I don’t know how you can examine these statements and not conclude that the president doesn’t understand that there’s a very grave terrorist problem nowadays that’s, if not unique to Islam, heavily concentrated in Muslim communities. Certainly he didn’t make similar statements about other faiths and their followers. As a result, I’m much less concerned than I had been that Washington would waste precious time and resources fighting extremism in non-Muslim areas.
That’s partly why it’s so discouraging that much of the rest of this same speech gave the terrorists and, perhaps more important, their potential recruits so many valuable talking points. You don’t have to agree with former New York City Mayor Rudolph Giuliani’s downright stupid claim that Mr. Obama doesn’t love America to recognize the kind of propaganda bonanza the president gave to the nation’s enemies and potential enemies with statements like:
>”[W]ith the brutal murders in Chapel Hill of three young Muslim Americans, many Muslim Americans are worried and afraid.”
>”[W]hen millions of people — especially youth — are impoverished and have no hope for the future, when corruption inflicts daily humiliations on people, when there are no outlets by which people can express their concerns, resentments fester. The risk of instability and extremism grow. Where young people have no education, they are more vulnerable to conspiracy theories and radical ideas, because it’s not tested against anything else, they’ve got nothing to weigh.”
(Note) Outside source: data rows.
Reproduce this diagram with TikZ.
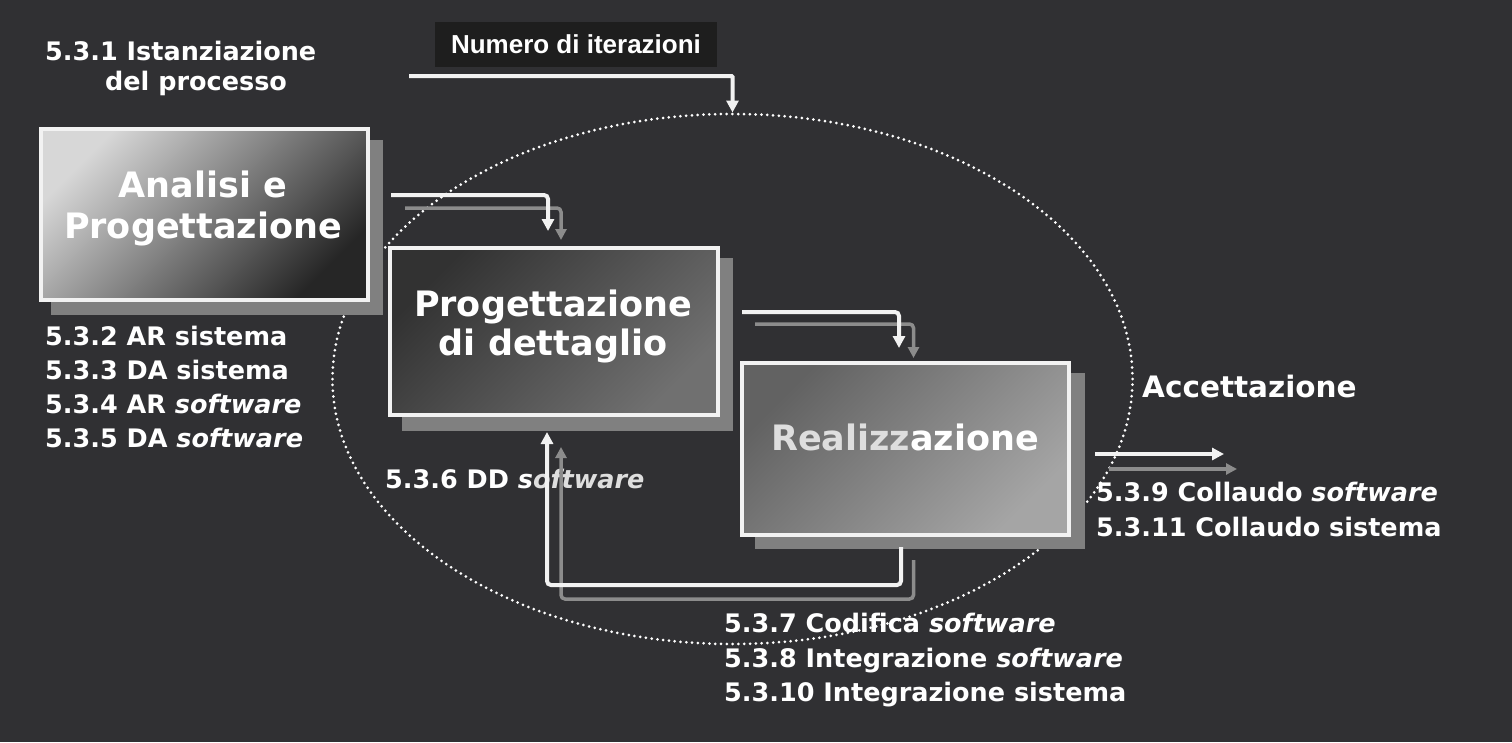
\documentclass[tikz,border=0pt]{standalone}
\usepackage{fontspec}
\setmainfont{DejaVu Sans}
\newfontfamily\arialfont{Liberation Sans}
\usetikzlibrary{arrows.meta,shapes.geometric}
\definecolor{bg}{RGB}{48,48,51}
\definecolor{tagbg}{RGB}{30,30,30}
\definecolor{linew}{RGB}{242,242,242}
\definecolor{lineg}{RGB}{140,140,140}
\definecolor{shadowg}{RGB}{128,128,128}
\definecolor{txtlight}{RGB}{222,222,222}
\definecolor{b1a}{RGB}{215,215,215}
\definecolor{b1b}{RGB}{38,38,38}
\definecolor{b2a}{RGB}{50,50,50}
\definecolor{b2b}{RGB}{112,112,112}
\definecolor{b3a}{RGB}{98,98,98}
\definecolor{b3b}{RGB}{165,165,165}
\begin{document}
\begin{tikzpicture}[x=1pt,y=-1pt,
  lbl/.style={anchor=base west, text=white, font=\fontsize{25.5}{30}\selectfont\bfseries, inner sep=0pt},
  boxtxt/.style={anchor=base, text=white, font=\fontsize{35}{40}\selectfont\bfseries, inner sep=0pt},
  shadowbox/.style={fill=shadowg, draw=none, inner sep=0pt},
  procbox/.style={draw=linew, line width=4pt, inner sep=0pt},
  wline/.style={draw=linew, line width=4pt, rounded corners=4pt, -{Triangle[length=12pt,width=12pt]}},
  gline/.style={draw=lineg, line width=3.5pt, rounded corners=4pt, -{Triangle[length=11pt,width=11pt]}},
  dotline/.style={draw=white, line width=3pt, line cap=round, dash pattern=on 0pt off 5.8pt}
]
% background
\fill[bg] (0,0) rectangle (1512,742);
\useasboundingbox (0,0) rectangle (1512,742);

% top-left label
\node[lbl] (t531a) at (45,60) {5.3.1 Istanziazione};
\node[lbl] (t531b) at (105,90) {del processo};

% tag
\node[fill=tagbg, minimum width=282pt, minimum height=45pt, inner sep=0pt, text=white,
      font=\fontsize{26}{30}\selectfont\arialfont\bfseries] (num) at (576,44.5) {Numero di iterazioni};

% left labels
\node[lbl] (t532) at (45,345) {5.3.2 AR sistema};
\node[lbl] (t533) at (45,379) {5.3.3 DA sistema};
\node[lbl] (t534) at (45,413) {5.3.4 AR \textit{software}};
\node[lbl] (t535) at (45,447) {5.3.5 DA \textit{software}};

\node[lbl] (t536) at (385,488) {5.3.6 DD \textit{s{\color{txtlight}oftware}}};

\node[lbl] (t537) at (724,632) {5.3.7 Codifica \textit{software}};
\node[lbl] (t538) at (724,667) {5.3.8 Integrazione \textit{software}};
\node[lbl] (t5310) at (724,701) {5.3.10 Integrazione sistema};

\node[lbl, font=\fontsize{29.5}{34}\selectfont\bfseries] (acc) at (1142,397) {Accettazione};
\node[lbl] (t539) at (1096,501) {5.3.9 Collaudo \textit{software}};
\node[lbl] (t5311) at (1096,536) {5.3.11 Collaudo sistema};

% ellipse (iteration)
\node[ellipse, minimum width=800pt, minimum height=530pt, inner sep=0pt, dotline] (ell) at (732.5,379) {};

% boxes: shadows
\node[shadowbox, minimum width=332pt, minimum height=175pt] (b1s) at (217,227.5) {};
\node[shadowbox, minimum width=331pt, minimum height=173pt] (b2s) at (567.5,344.5) {};
\node[shadowbox, minimum width=330pt, minimum height=176pt] (b3s) at (920,461) {};

% boxes
\node[procbox, minimum width=327pt, minimum height=171pt, top color=b1a, bottom color=b1b, shading angle=45] (b1) at (204.5,214.5) {};
\node[procbox, minimum width=328pt, minimum height=167pt, top color=b2a, bottom color=b2b, shading angle=45] (b2) at (554,331.5) {};
\node[procbox, minimum width=327pt, minimum height=172pt, top color=b3a, bottom color=b3b, shading angle=45] (b3) at (905.5,449) {};

% box texts
\node[boxtxt] (b1t1) at (203,197) {Analisi e};
\node[boxtxt] (b1t2) at (203,238) {Progettazione};
\node[boxtxt] (b2t1) at (553,316) {Progettazione};
\node[boxtxt] (b2t2) at (553,355) {di dettaglio};
\node[boxtxt] (b3t) at (905,450) {{\color{txtlight}Realizz}azione};

% connectors
\coordinate (numstart) at (409,76);
\draw[wline, rounded corners=1pt] (numstart) -| (ell.north);

\coordinate (a1w) at (391,195);
\coordinate (a1g) at (405,208);
\draw[gline] (a1g) -| ([xshift=7pt,yshift=6pt]b2.north);
\draw[wline] (a1w) -| ([xshift=-6pt,yshift=15pt]b2.north);

\coordinate (a2w) at (742,312);
\coordinate (a2g) at (755,324);
\draw[gline] (a2g) -| ([xshift=8pt,yshift=3pt]b3.north);
\draw[wline] (a2w) -| ([xshift=-6.5pt,yshift=13pt]b3.north);

\coordinate (fbw) at (901,547);
\coordinate (fbg) at (913.5,560);
\draw[gline] (fbg) -- ++(0,39) -| ([xshift=7pt,yshift=-30pt]b2.south);
\draw[wline] (fbw) -- ++(0,38) -| ([xshift=-7pt,yshift=-15pt]b2.south);

\coordinate (accwe) at (1224,454);
\coordinate (accge) at (1237,469);
\draw[gline] ([xshift=38pt,yshift=-20pt]b3.east) -- (accge);
\draw[wline] ([xshift=24pt,yshift=-5pt]b3.east) -- (accwe);
\end{tikzpicture}
\end{document}
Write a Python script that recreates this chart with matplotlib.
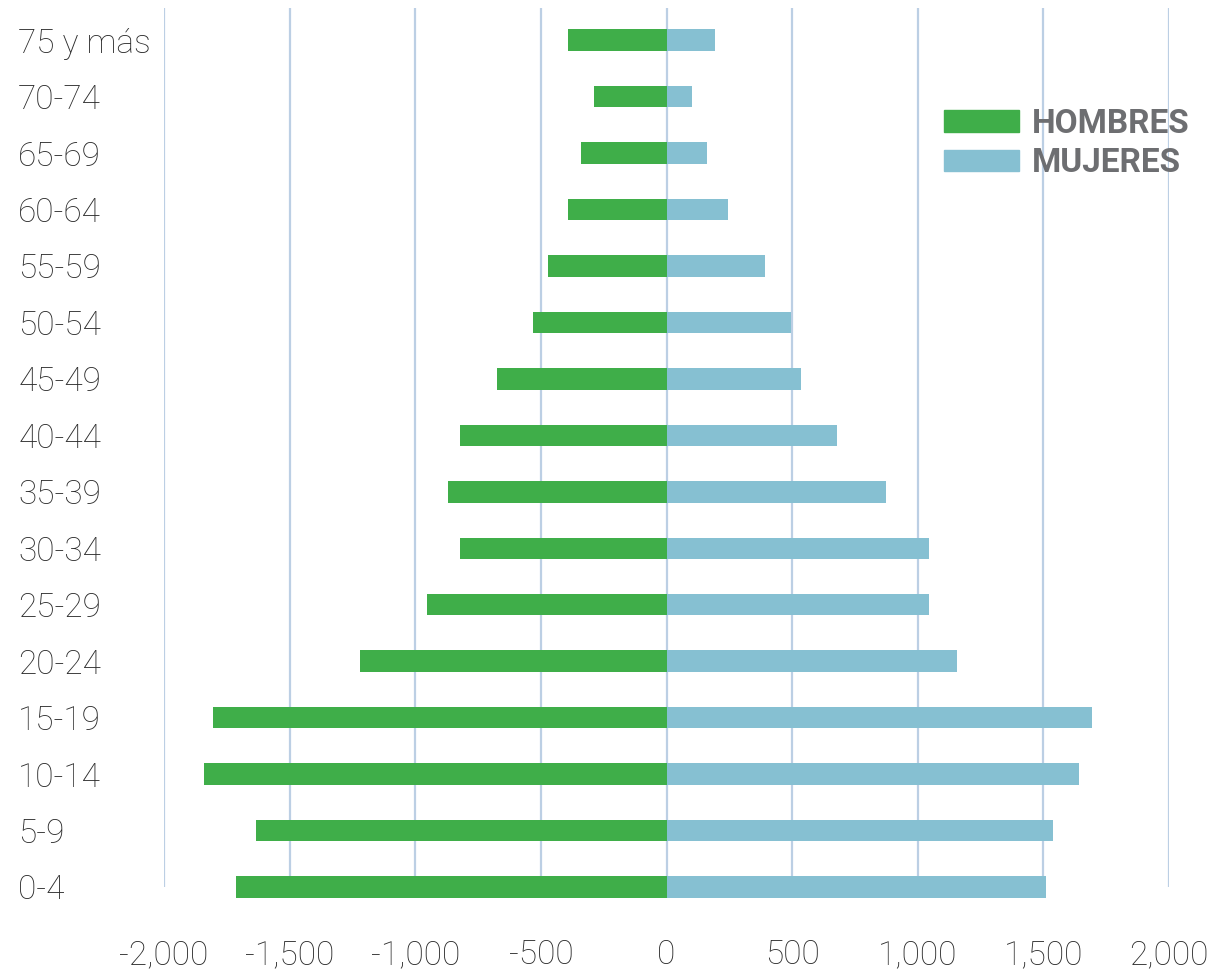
import matplotlib
matplotlib.use('Agg')
import matplotlib.pyplot as plt
from matplotlib.patches import Patch
from matplotlib.ticker import FuncFormatter

plt.rcParams['font.family'] = ['Roboto', 'DejaVu Sans']

# age groups, bottom to top
grupos = ['0-4', '5-9', '10-14', '15-19', '20-24', '25-29', '30-34', '35-39',
          '40-44', '45-49', '50-54', '55-59', '60-64', '65-69', '70-74', '75 y más']
hombres = [1715, 1635, 1840, 1805, 1220, 955, 820, 870,
           820, 675, 530, 470, 394, 339, 287, 394]
mujeres = [1512, 1540, 1641, 1692, 1155, 1044, 1044, 873,
           677, 534, 494, 394, 243, 163, 100, 195]
xticks = [-2000, -1500, -1000, -500, 0, 500, 1000, 1500, 2000]

verde = '#3fae49'
azul = '#86c0d2'
grid_col = '#bccfe4'

fig = plt.figure(figsize=(12.29, 9.74), dpi=100)
ax = fig.add_axes([164/1229, 1 - 918/974, (1169-164)/1229, (918-8)/974])

pos = list(range(len(grupos)))
ax.barh(pos, [-h for h in hombres], height=0.38, color=verde, zorder=3)
ax.barh(pos, mujeres, height=0.38, color=azul, zorder=3)

ax.set_xlim(-2000, 2000)
ax.set_ylim(-0.55, 15.57)
ax.vlines(xticks, 0, 15.57, colors=grid_col, linewidth=1.6, zorder=1)

ax.set_xticks(xticks)
ax.xaxis.set_major_formatter(FuncFormatter(lambda v, p: f'{int(v):,}'))
ax.set_yticks(pos)
ax.set_yticklabels(grupos)
for lab in ax.get_yticklabels():
    lab.set_horizontalalignment('left')
    lab.set_verticalalignment('center_baseline')
ax.tick_params(axis='y', length=0, pad=105, labelsize=24, labelcolor='#2b2b2b')
ax.tick_params(axis='x', length=0, pad=15, labelsize=24, labelcolor='#2b2b2b')
for lab in ax.get_xticklabels() + ax.get_yticklabels():
    lab.set_fontweight('light')
for s in ax.spines.values():
    s.set_visible(False)

handles = [Patch(color=verde, label='HOMBRES'), Patch(color=azul, label='MUJERES')]
leg = fig.legend(handles=handles, loc='upper left', bbox_to_anchor=(944/1229, 1 - 108/974),
                 bbox_transform=fig.transFigure, frameon=False, fontsize=24,
                 handlelength=2.25, handleheight=0.62, handletextpad=0.4,
                 labelspacing=0.22, borderpad=0, borderaxespad=0)
for t in leg.get_texts():
    t.set_color('#6d6e71')
    t.set_fontweight('bold')

fig.savefig('out.png', dpi=100)
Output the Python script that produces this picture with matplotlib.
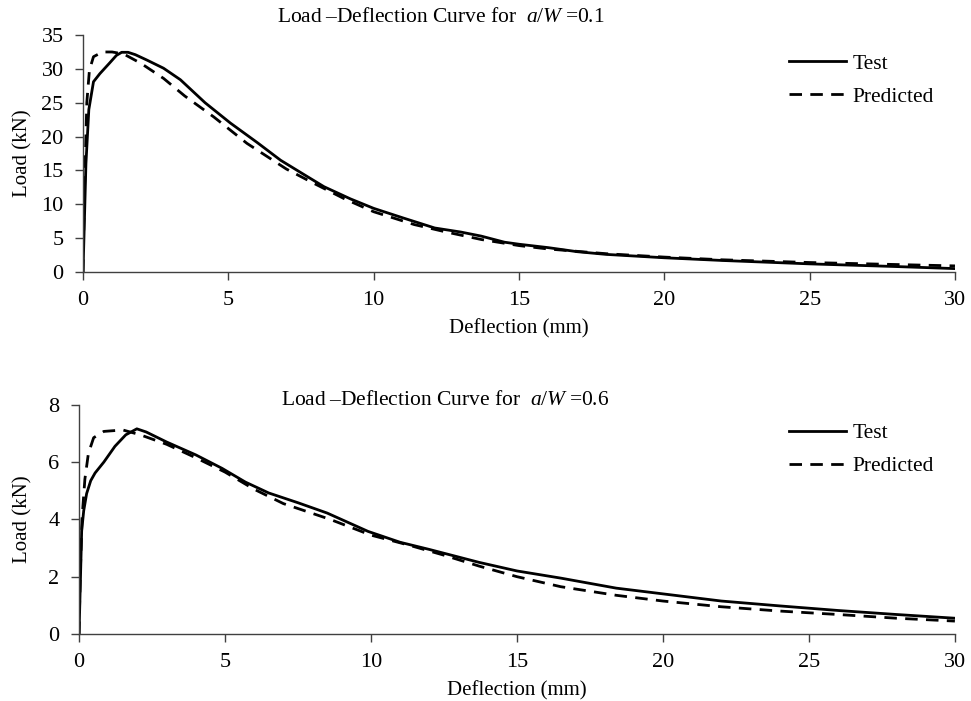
import matplotlib
matplotlib.use("Agg")
import matplotlib.pyplot as plt

plt.rcParams['font.family'] = ['Liberation Serif', 'DejaVu Serif']
plt.rcParams['mathtext.fontset'] = 'custom'
plt.rcParams['mathtext.rm'] = 'Liberation Serif'
plt.rcParams['mathtext.it'] = 'Liberation Serif:italic'

# a/W = 0.1
x_test_1 = [0, 0.05, 0.1, 0.2, 0.36, 0.58, 0.9, 1.15, 1.33, 1.55, 1.8, 2.2, 2.77, 3.35, 4.2, 5.07, 6.0, 6.8, 7.6, 8.29, 9.2, 10.0, 11.0, 12.1, 13.0, 13.7, 14.5, 15.0, 16.0, 17.0, 18.0, 20.0, 22.0, 25.0, 28.0, 30.0]
y_test_1 = [0, 8, 16, 24, 28.1, 29.3, 30.8, 32.0, 32.45, 32.45, 32.1, 31.3, 30.1, 28.4, 25.0, 22.0, 19.1, 16.5, 14.4, 12.6, 10.8, 9.4, 8.0, 6.5, 5.9, 5.3, 4.4, 4.1, 3.6, 3.0, 2.6, 2.1, 1.7, 1.2, 0.8, 0.5]
x_pred_1 = [0, 0.05, 0.13, 0.22, 0.36, 0.67, 1.0, 1.4, 2.0, 2.77, 3.5, 4.5, 5.64, 7.0, 7.94, 9.0, 10.0, 11.4, 12.5, 13.7, 15.0, 16.0, 18.0, 20.0, 22.0, 25.0, 28.0, 30.0]
y_pred_1 = [0, 12, 25, 29.8, 31.8, 32.5, 32.5, 32.2, 30.8, 28.6, 26.0, 22.9, 19.0, 15.2, 13.1, 10.8, 8.9, 7.0, 5.9, 4.8, 3.9, 3.4, 2.7, 2.2, 1.8, 1.4, 1.1, 0.9]

# a/W = 0.6
x_test_6 = [0, 0.04, 0.09, 0.16, 0.26, 0.4, 0.55, 0.85, 1.23, 1.6, 1.98, 2.3, 3.0, 4.0, 4.9, 5.7, 6.5, 7.5, 8.5, 9.9, 11.0, 12.0, 13.7, 15.0, 16.5, 18.4, 20.0, 22.0, 24.0, 26.0, 28.0, 30.0]
y_test_6 = [0, 1.6, 3.6, 4.3, 4.9, 5.35, 5.62, 6.0, 6.55, 6.95, 7.16, 7.05, 6.7, 6.25, 5.78, 5.3, 4.92, 4.58, 4.22, 3.58, 3.2, 2.95, 2.5, 2.2, 1.95, 1.6, 1.4, 1.15, 0.98, 0.82, 0.68, 0.55]
x_pred_6 = [0, 0.04, 0.1, 0.2, 0.32, 0.5, 0.85, 1.5, 2.1, 3.0, 4.0, 5.0, 6.0, 7.0, 8.6, 10.0, 11.3, 12.5, 13.7, 15.0, 16.5, 18.4, 20.0, 22.0, 24.0, 26.0, 28.0, 30.0]
y_pred_6 = [0, 2.0, 4.0, 5.4, 6.3, 6.85, 7.07, 7.12, 6.95, 6.62, 6.15, 5.65, 5.05, 4.55, 4.0, 3.45, 3.1, 2.75, 2.37, 2.0, 1.65, 1.35, 1.15, 0.95, 0.8, 0.68, 0.55, 0.45]

panels = [
    (x_test_1, y_test_1, x_pred_1, y_pred_1, '0.1', 35, range(0, 36, 5),
     [0.0855, 0.612, 0.898, 0.338], 9.5, 0.41),
    (x_test_6, y_test_6, x_pred_6, y_pred_6, '0.6', 8, range(0, 9, 2),
     [0.0814, 0.0956, 0.902, 0.327], 0, 0.418),
]

fig = plt.figure(figsize=(9.71, 7.01), dpi=100)

for xt, yt, xp, yp, aw, ymax, yticks, rect, tpad, tx in panels:
    ax = fig.add_axes(rect)
    ax.plot(xt, yt, color='black', lw=2.0, label='Test')
    ax.plot(xp, yp, color='black', lw=2.0, linestyle=(0, (4.5, 3)), label='Predicted')
    ax.set_xlim(0, 30)
    ax.set_ylim(0, ymax)
    ax.set_xticks(range(0, 31, 5))
    ax.set_yticks(list(yticks))
    for s in ['top', 'right']:
        ax.spines[s].set_visible(False)
    for s in ['left', 'bottom']:
        ax.spines[s].set_color('#404040')
        ax.spines[s].set_linewidth(1.0)
    ax.tick_params(direction='out', length=6, width=1.0, color='#404040',
                   labelsize=16, pad=8)
    ax.set_xlabel('Deflection (mm)', fontsize=15, labelpad=6)
    ax.set_ylabel('Load (kN)', fontsize=15)
    ax.yaxis.set_label_coords((32 - rect[0] * 971) / (rect[2] * 971), 0.5)
    # y given explicitly so the title is not pushed up automatically
    ax.set_title('Load\u2009\u2013Deflection Curve for  $a/W$\u2009=' + aw,
                 fontsize=15.5, pad=tpad, x=tx, y=1.0)
    ax.legend(loc='upper right', frameon=False, fontsize=15.5,
              handlelength=2.65, handletextpad=0.3, labelspacing=0.6,
              borderaxespad=0, bbox_to_anchor=(0.986, 0.958))

fig.savefig('out.png', dpi=100)
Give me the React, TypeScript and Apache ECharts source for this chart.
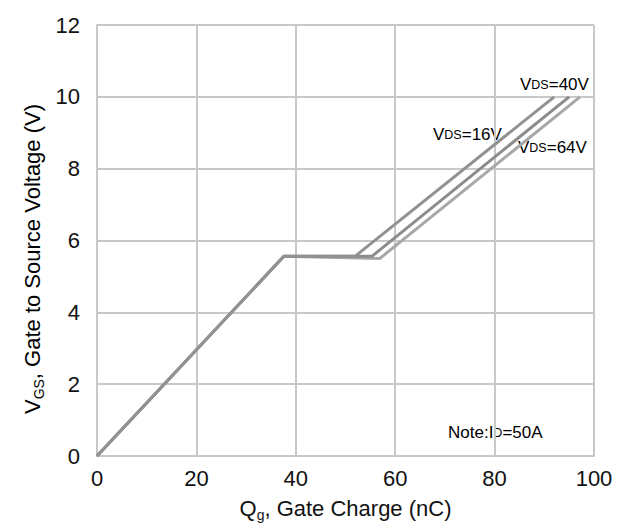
import React, { useEffect, useRef } from "react";
import * as echarts from "echarts";

const xTicks = [0, 20, 40, 60, 80, 100];
const yTicks = [0, 2, 4, 6, 8, 10, 12];

// Gate charge curves: [Qg (nC), VGS (V)]
const vds16: number[][] = [[0, 0], [37.6, 5.56], [51.9, 5.56], [92.0, 10]];
const vds40: number[][] = [[0, 0], [37.6, 5.56], [55.3, 5.56], [95.0, 10]];
const vds64: number[][] = [[0, 0], [37.6, 5.56], [56.9, 5.5], [97.2, 10]];

const seriesNames = ["VDS=64V", "VDS=40V", "VDS=16V"];

export default function App() {
  const ref = useRef<HTMLDivElement>(null);
  useEffect(() => {
    if (!ref.current) return;
    const chart = echarts.init(ref.current, undefined, { renderer: "svg" });
    const font = "'Liberation Sans', Arial, sans-serif";
    const lbl = (top: string, sub: string, tail: string) =>
      `{a|${top}}{s|${sub}}{a|${tail}}`;
    const lblRich = {
      a: { fontSize: 17, fontFamily: font, color: "#222" },
      s: { fontSize: 12.5, fontFamily: font, color: "#222" },
    };
    const titleRich = {
      a: { fontSize: 22, fontFamily: font, color: "#111", lineHeight: 28 },
      b: { fontSize: 14, fontFamily: font, color: "#111", lineHeight: 14, verticalAlign: "bottom" },
    };
    chart.setOption({
      animation: false,
      backgroundColor: "#fff",
      grid: { left: 97, right: 31, top: 25, bottom: 66 },
      xAxis: {
        type: "value",
        min: 0,
        max: 100,
        interval: 20,
        name: "{a|Q}{b|g}{a|, Gate Charge (nC)}",
        nameLocation: "middle",
        nameGap: 38,
        nameTextStyle: { rich: titleRich },
        axisLine: { show: true, lineStyle: { color: "#c8c8c8", width: 2 } },
        axisTick: { show: false },
        axisLabel: { fontSize: 22, fontFamily: font, color: "#111", margin: 11 },
        splitLine: { show: true, lineStyle: { color: "#c8c8c8", width: 2 } },
      },
      yAxis: {
        type: "value",
        min: 0,
        max: 12,
        interval: 2,
        axisLine: { show: true, lineStyle: { color: "#c8c8c8", width: 2 } },
        axisTick: { show: false },
        axisLabel: { fontSize: 22, fontFamily: font, color: "#111", margin: 17 },
        splitLine: { show: true, lineStyle: { color: "#c8c8c8", width: 2 } },
      },
      series: [
        {
          name: seriesNames[0],
          type: "line",
          data: vds64,
          symbol: "none",
          lineStyle: { color: "#a8a8a8", width: 3 },
        },
        {
          name: seriesNames[1],
          type: "line",
          data: vds40,
          symbol: "none",
          lineStyle: { color: "#8c8c8c", width: 3 },
        },
        {
          name: seriesNames[2],
          type: "line",
          data: vds16,
          symbol: "none",
          lineStyle: { color: "#929292", width: 3 },
        },
      ],
      graphic: [
        {
          type: "text",
          x: 32,
          y: 259,
          rotation: Math.PI / 2,
          style: {
            text: "{a|V}{b|GS}{a|, Gate to Source Voltage (V)}",
            rich: titleRich,
            align: "center",
            verticalAlign: "middle",
          },
        },
        { type: "text", left: 520, top: 76, style: { text: lbl("V", "DS", "=40V"), rich: lblRich } },
        { type: "text", left: 433, top: 126, style: { text: lbl("V", "DS", "=16V"), rich: lblRich } },
        { type: "text", left: 518, top: 139, style: { text: lbl("V", "DS", "=64V"), rich: lblRich } },
        { type: "text", left: 448, top: 424, style: { text: lbl("Note:I", "D", "=50A"), rich: lblRich } },
      ],
    });
    return () => chart.dispose();
  }, []);
  return <div ref={ref} style={{ width: 625, height: 527, position: "absolute", left: 0, top: 0 }} />;
}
>”When governments oppress their people, deny human rights, stifle dissent, or marginalize ethnic and religious groups, or favor certain religious groups over others, it sows the seeds of extremism and violence. It makes those communities more vulnerable to recruitment. Terrorist groups claim that change can only come through violence. And if peaceful change is impossible, that plays into extremist propaganda.”
>”I know some Muslim Americans have concerns about working with government, particularly law enforcement. And their reluctance is rooted in the objection to certain practices where Muslim Americans feel they’ve been unfairly targeted. So, in our work, we have to make sure that abuses stop, are not repeated, that we do not stigmatize entire communities. Nobody should be profiled or put under a cloud of suspicion simply because of their faith. Engagement with communities can’t be a cover for surveillance. We can’t ‘securitize’ our relationship with Muslim Americans…dealing with them solely through the prism of law enforcement.”
>”If we’re going to solve these issues, then the people who are most targeted and potentially most affected — Muslim Americans — have to have a seat at the table….”
Mr. Obama’s former senior campaign and White House advisor David Axelrod recently touted the president’s “nuance and…ability to see gray, which is really important in the world in which we live. That’s true on foreign policy and national security. It’s also true on domestic policy.” The problem is that these traits can be millstones during war time, and the more ambivalence the president displays about the intertwined radical Islam and terrorism threats, the more Americans are entitled to wonder if he’s got what it takes to defeat them.